Dante’s Peak

A True Lava Story

About a year ago, I met a vulcanologist who had been assigned the task of reading the scripts for the two competing big screen volcano movies being released this year. He described Dante’s Peak as being “the least ludicrous” of the two.

For better or worse, we’re in the midst of a Hollywood disaster-fest. The digitally manufactured spectacle created for last summer’s Twister was so successful that producers jumped to the conclusion that the public was eager for a lot more bad weather. They failed to realize that Twister was actually a monster movie, more akin to Jaws than The Towering Inferno.

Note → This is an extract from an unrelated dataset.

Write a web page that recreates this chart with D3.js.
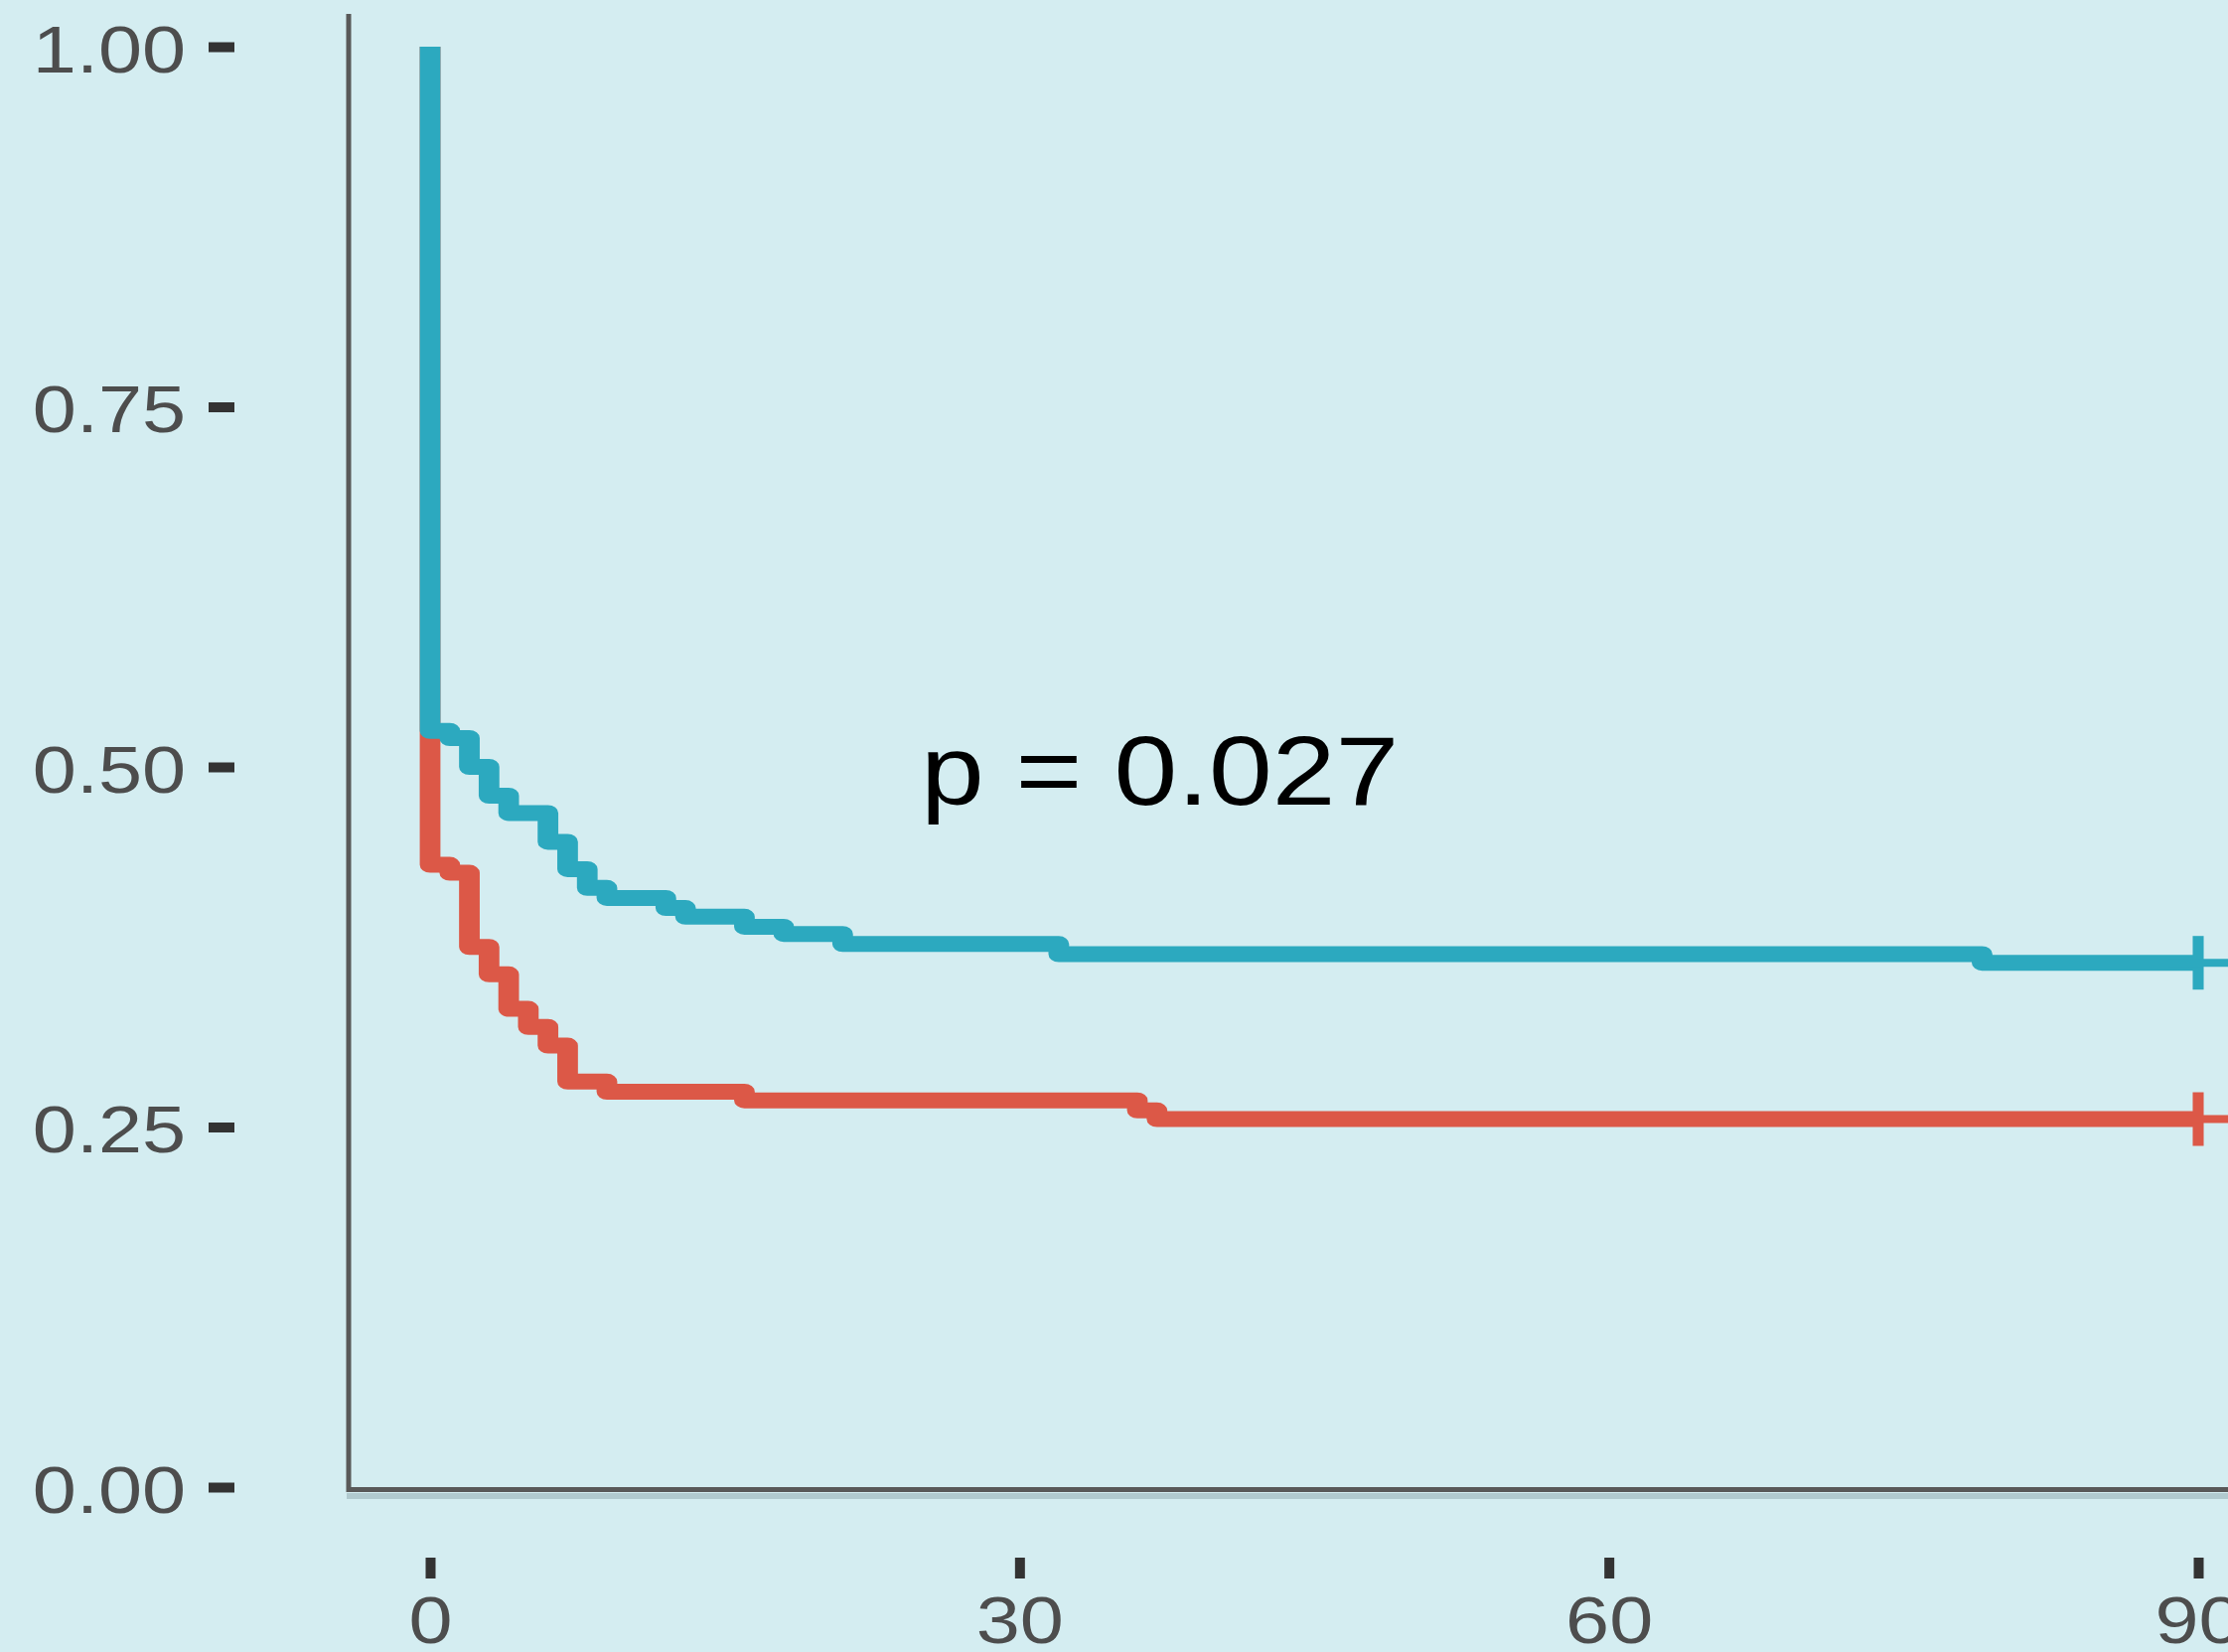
<!DOCTYPE html>
<html lang="en">
<head>
<meta charset="UTF-8">
<title>Survival curves</title>
<script src="https://d3js.org/d3.v7.min.js"></script>
<style>
    body { margin: 0; padding: 0; background: #d4edf1; }
    svg { display: block; }
    text { font-family: "Liberation Sans", Arial, sans-serif; }
</style>
</head>
<body>
<svg id="chart" width="2243" height="1663"></svg>
<script>
// survival data (days, survival probability)
const blueTime = [0, 0, 1, 2, 3, 4, 6, 7, 8, 9, 12, 13, 16, 18, 21, 32, 79, 90];
const blueSurv = [1.00, 0.525, 0.520, 0.500, 0.480, 0.468, 0.448, 0.429, 0.416, 0.409, 0.402, 0.396, 0.389, 0.384, 0.377, 0.370, 0.364, 0.364];

const redTime = [0, 0, 1, 2, 3, 4, 5, 6, 7, 9, 16, 36, 37, 90];
const redSurv = [1.00, 0.432, 0.4265, 0.375, 0.356, 0.332, 0.3195, 0.3065, 0.2815, 0.2745, 0.2685, 0.2615, 0.2555, 0.2555];

// censored points at end of follow-up
const blueCensor = [90];
const redCensor = [90];

const xTicks = [0, 30, 60, 90];
const yTicks = [0, 0.25, 0.5, 0.75, 1];
const pLabel = 'p = 0.027';

const W = 2243, H = 1663;
const svg = d3.select('#chart');

svg.append('rect').attr('width', W).attr('height', H).attr('fill', '#d4edf1');

const x = d3.scaleLinear().domain([0, 90]).range([433, 2213]);
const y = d3.scaleLinear().domain([0, 1]).range([1497, 47]);

// source image is stretched sideways, so marks get wider vertical strokes
const sx = 1.3;

// stretch text a bit wider, like the source image
function widen(sel, k) {
    sel.each(function() {
        const w = this.getComputedTextLength();
        d3.select(this).attr('textLength', w * k).attr('lengthAdjust', 'spacingAndGlyphs');
    });
}

// axis lines (drawn separately, ticks sit apart from them)
svg.append('line')
    .attr('x1', 349).attr('x2', W).attr('y1', 1506).attr('y2', 1506)
    .attr('stroke', '#a3bcc2').attr('stroke-width', 6).attr('opacity', 0.7);
svg.append('line')
    .attr('x1', 351).attr('x2', 351).attr('y1', 14).attr('y2', 1502)
    .attr('stroke', '#595959').attr('stroke-width', 5);
svg.append('line')
    .attr('x1', 349).attr('x2', W).attr('y1', 1499.5).attr('y2', 1499.5)
    .attr('stroke', '#595959').attr('stroke-width', 5);

// y axis
const yAxis = svg.append('g')
    .attr('transform', 'translate(236,0)')
    .call(d3.axisLeft(y).tickValues(yTicks).tickFormat(d3.format('.2f')).tickSize(26).tickPadding(23));
yAxis.select('.domain').remove();
yAxis.selectAll('.tick line').attr('stroke', '#333').attr('stroke-width', 10);
yAxis.selectAll('.tick text')
    .attr('fill', '#4d4d4d').attr('font-size', 66).attr('dy', '0.38em')
    .call(widen, 1.2);

// x axis
const xAxis = svg.append('g')
    .attr('transform', 'translate(0,1568)')
    .call(d3.axisBottom(x).tickValues(xTicks).tickFormat(d3.format('d')).tickSize(21).tickPadding(18));
xAxis.select('.domain').remove();
xAxis.selectAll('.tick line').attr('stroke', '#333').attr('stroke-width', 10);
xAxis.selectAll('.tick text')
    .attr('fill', '#4d4d4d').attr('font-size', 66)
    .call(widen, 1.2);

// step curves
const line = d3.line()
    .x(d => x(d[0]) / sx)
    .y(d => y(d[1]))
    .curve(d3.curveStepAfter);

const groups = [
    { time: redTime, surv: redSurv, censor: redCensor, color: '#dc5847' },
    { time: blueTime, surv: blueSurv, censor: blueCensor, color: '#2ca9bf' }
];

const plot = svg.append('g').attr('transform', `scale(${sx},1)`);

groups.forEach(g => {
    const pts = g.time.map((t, i) => [t, g.surv[i]]);
    plot.append('path')
        .datum(pts)
        .attr('fill', 'none')
        .attr('stroke', g.color)
        .attr('stroke-width', 16)
        .attr('stroke-linejoin', 'round')
        .attr('d', line);

    const last = g.surv[g.surv.length - 1];
    const marks = plot.append('g').selectAll('g')
        .data(g.censor)
        .enter().append('g')
        .attr('transform', d => `translate(${x(d) / sx},${y(last)})`);
    marks.append('line')
        .attr('x1', 0).attr('x2', 0).attr('y1', -27).attr('y2', 27)
        .attr('stroke', g.color).attr('stroke-width', 8.5);
    marks.append('line')
        .attr('x1', -30 / sx).attr('x2', 30 / sx).attr('y1', 0).attr('y2', 0)
        .attr('stroke', g.color).attr('stroke-width', 8);
});

// p value annotation
svg.append('text')
    .attr('x', 927).attr('y', 810)
    .attr('font-size', 98)
    .attr('fill', '#000')
    .text(pLabel)
    .call(widen, 1.17);
</script>
</body>
</html>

Pierce Brosnan plays the vulcanologist who’s the only one who realizes that the sleeping mountain is about to erupt. Linda Hamilton is the foxy small town mayor (and single mother) who’s just trying to do the Right Thing. Both actors are very good, and I found myself enjoying the subplot of their hesitant romance so much that it was a bit disappointing when the volcano finally erupted. When it does, there can be no doubt that Universal had their theme parks in mind when they made this movie just as much as world box office receipts. Brosnan, Hamilton, and the whole family are kept moving in whatever bumper car is handy from one exciting and unlikely predicament to another, making hairbreadth escapes from certain death while dodging lava, ash, and debris. They hardly have time for the obligatory rescue of the family dog.

Dante’s Peak is ludicrous all right – but it’s ludicrous in the same way as an old fashioned adventure serial, or the thrill ride it’s likely to become. I don’t really have to tell you not to take it seriously.